#Climate gentrification in #Florida #ActOnClimate

Sea level rise projections of 1 m, 3 m, and 6 m for Florida. From Oetting and others (2010). Observed impacts from sea level rise include shoreline erosion, intrusion of salt water into surface and ground freshwater resources, and habitat flooding/loss (Williams and others 2003, Ross and others 2009, Seavey and others 2011). These impacts are compounded with the high frequency of coastal storms and hurricanes in Florida (Frazier and others 2010). Comparisons of Florida coastal flooding across a variety of storm categories reveals that flooding is much greater when sea levels rise

From CNBC (Diane Olick):

  • A new Harvard study claims climate change is altering home values both on the coast and inland, coining the term, “climate gentrification.”
  • “Higher elevation properties are essentially worth more now, and increasingly will be worth more in the future,” according to Harvard’s Jesse Keenan.
  • Universities, climate research groups, and the National Oceanic and Atmospheric Administration have made dire predictions of sea-level rise in Miami.
  • A modern glass home sits on the edge of the water in Miami Beach. The ground-level master suite has a soaking tub that looks out to the ocean, and the bedroom’s glass doors allow the owner to roll out of the sheets and onto the yacht. It is listed for sale at $25 million.

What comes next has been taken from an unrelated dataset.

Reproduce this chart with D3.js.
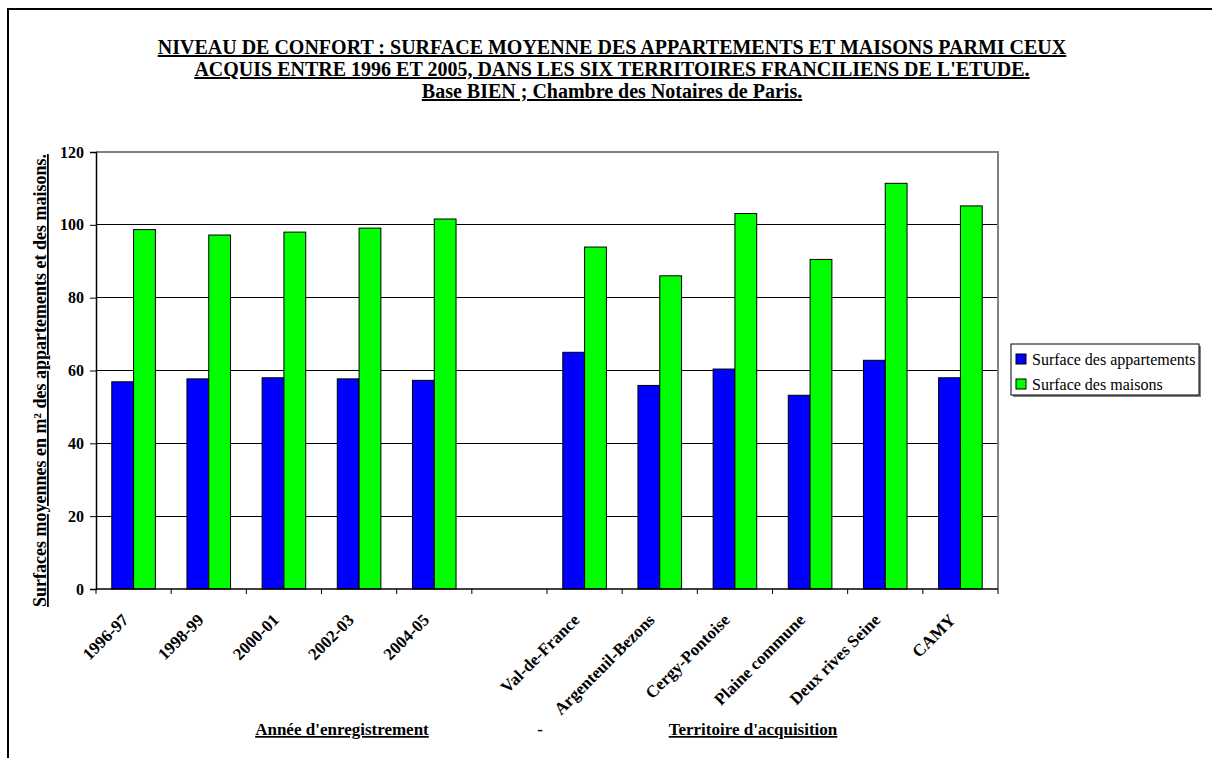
<!DOCTYPE html>
<html>
<head>
<meta charset="utf-8">
<script src="https://cdn.jsdelivr.net/npm/d3@7"></script>
<style>
  html, body { margin: 0; padding: 0; background: #fff; }
  text { font-family: "Liberation Serif", "Times New Roman", serif; }
</style>
</head>
<body>
<svg id="chart" width="1212" height="758"></svg>
<script>
const categories = ["1996-97", "1998-99", "2000-01", "2002-03", "2004-05", "",
  "Val-de-France", "Argenteuil-Bezons", "Cergy-Pontoise", "Plaine commune", "Deux rives Seine", "CAMY"];
const seriesNames = ["Surface des appartements", "Surface des maisons"];
const apartments = [56.9, 57.7, 58.0, 57.7, 57.3, null, 65.0, 55.9, 60.4, 53.2, 62.8, 58.0];
const houses = [98.7, 97.2, 98.0, 99.1, 101.6, null, 93.9, 86.0, 103.1, 90.5, 111.4, 105.2];
const yTicks = [0, 20, 40, 60, 80, 100, 120];
const titleLines = [
  "NIVEAU DE CONFORT : SURFACE MOYENNE DES APPARTEMENTS ET MAISONS PARMI CEUX",
  "ACQUIS ENTRE 1996 ET 2005, DANS LES SIX TERRITOIRES FRANCILIENS DE L'ETUDE.",
  "Base BIEN ; Chambre des Notaires de Paris."
];
const yTitle = "Surfaces moyennes en m² des appartements et des maisons.";
const groupLabels = ["Année d'enregistrement", "-", "Territoire d'acquisition"];
const colors = ["#0000ff", "#00ff00"];

const svg = d3.select("#chart");
const L = 96, R = 998, T = 152, B = 589;

// outer border
svg.append("rect").attr("x", 8).attr("y", 9).attr("width", 1230).attr("height", 800)
  .attr("fill", "none").attr("stroke", "#000").attr("stroke-width", 2);

const x = d3.scaleBand().domain(categories).range([L, R]).paddingInner(0.42).paddingOuter(0.21);
const xs = d3.scaleBand().domain(seriesNames).range([0, x.bandwidth()]);
const y = d3.scaleLinear().domain([0, 120]).range([B, T]);
const step = x.step();

// gridlines
svg.append("g").selectAll("line").data(yTicks.filter(t => t > 0 && t < 120)).join("line")
  .attr("x1", L).attr("x2", R).attr("y1", d => y(d)).attr("y2", d => y(d))
  .attr("stroke", "#000").attr("stroke-width", 1).attr("shape-rendering", "crispEdges");
// plot border top/right
svg.append("path").attr("d", `M${L},${y(120)}H${R}V${B}`).attr("fill", "none")
  .attr("stroke", "#808080").attr("stroke-width", 1.5).attr("shape-rendering", "crispEdges");

// bars
const data = categories.map((c, i) => ({ c, vals: [apartments[i], houses[i]] }));
const groups = svg.append("g").selectAll("g").data(data.filter(d => d.c !== "")).join("g")
  .attr("transform", d => `translate(${x(d.c)},0)`);
groups.selectAll("rect").data(d => d.vals.map((v, k) => ({ v, k }))).join("rect")
  .attr("x", d => xs(seriesNames[d.k]))
  .attr("width", xs.bandwidth())
  .attr("y", d => y(d.v))
  .attr("height", d => y(0) - y(d.v))
  .attr("fill", d => colors[d.k])
  .attr("stroke", "#000").attr("stroke-width", 1);

// y axis
const yAxis = d3.axisLeft(y).tickValues(yTicks).tickSize(6).tickPadding(6);
const gy = svg.append("g").attr("transform", `translate(${L},0)`).call(yAxis);
gy.select(".domain").attr("stroke", "#000").attr("stroke-width", 1.5);
gy.selectAll(".tick line").attr("stroke", "#000");
gy.selectAll(".tick text").attr("font-family", "Liberation Serif").attr("font-weight", "bold")
  .attr("font-size", 16).attr("fill", "#000");

// x axis
svg.append("line").attr("x1", L).attr("x2", R).attr("y1", B).attr("y2", B)
  .attr("stroke", "#000").attr("stroke-width", 1.5);
svg.append("g").selectAll("line").data(d3.range(categories.length + 1)).join("line")
  .attr("x1", i => L + i * step).attr("x2", i => L + i * step)
  .attr("y1", B).attr("y2", B + 5).attr("stroke", "#000");
svg.append("g").selectAll("text").data(categories.filter(c => c !== "")).join("text")
  .attr("transform", c => `translate(${x(c) + x.bandwidth() / 2 - 4},${B + 32}) rotate(-45)`)
  .attr("text-anchor", "end")
  .attr("font-weight", "bold").attr("font-size", 17).attr("fill", "#000")
  .text(c => c);

// title
svg.append("g").selectAll("text").data(titleLines).join("text")
  .attr("x", 612).attr("y", (d, i) => 54 + i * 22)
  .attr("text-anchor", "middle").attr("font-weight", "bold").attr("font-size", 20)
  .attr("text-decoration", "underline").attr("fill", "#000")
  .text(d => d);

// y title
svg.append("text")
  .attr("transform", `translate(46,${(T + B) / 2 + 10}) rotate(-90)`)
  .attr("text-anchor", "middle").attr("font-weight", "bold").attr("font-size", 18)
  .attr("text-decoration", "underline").attr("fill", "#000")
  .text(yTitle);

// group labels
const glX = [342, 540, 753];
svg.append("g").selectAll("text").data(groupLabels).join("text")
  .attr("x", (d, i) => glX[i]).attr("y", 735)
  .attr("text-anchor", "middle").attr("font-weight", "bold").attr("font-size", 17)
  .attr("text-decoration", d => d === "-" ? "none" : "underline").attr("fill", "#000")
  .text(d => d);

// legend
const lg = svg.append("g").attr("transform", "translate(1011,344)");
lg.append("rect").attr("x", 2).attr("y", 2).attr("width", 188).attr("height", 51).attr("fill", "#808080");
lg.append("rect").attr("width", 188).attr("height", 51).attr("fill", "#fff").attr("stroke", "#000");
const li = lg.selectAll("g.item").data(seriesNames).join("g").attr("class", "item")
  .attr("transform", (d, i) => `translate(5,${10 + i * 25})`);
li.append("rect").attr("width", 10).attr("height", 10)
  .attr("fill", (d, i) => colors[i]).attr("stroke", "#000");
li.append("text").attr("x", 16).attr("y", 11).attr("font-size", 16).attr("fill", "#000").text(d => d);
</script>
</body>
</html>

    Another Miami home sits on a garbage-strewn street in Little Haiti, about five miles inland. Its owner can walk out the front door and see a dead chicken in the street. It is listed for sale at $559,000, but some experts claim it is a better investment than $25 million mansion.

    The mansion, while highly desirable and exquisitely appointed, is paradise at a price, because rising tides and increasingly extreme storms may already be lowering its value. On the other hand, the home in Little Haiti, which sits on high ground with little risk of flooding, is appreciating at a fast clip. It has nearly doubled in value in just the past two years, according to Zillow…

    The study tracked the values of more than 100,000 single-family homes across Miami going back 45 years…

    “What we found is that the higher elevation properties are essentially worth more now, and increasingly will be worth more in the future,” Keenan said. “Populations, including speculative real estate investment will densify in these high elevation areas.”

    Universities, climate research groups and the National Oceanic and Atmospheric Administration have made dire predictions about sea-level rise in Miami — the ocean overtaking vast swaths of real estate over the coming decades. So-called “nuisance” flooding, when king tides come in on sunny days, is already common in some neighborhoods.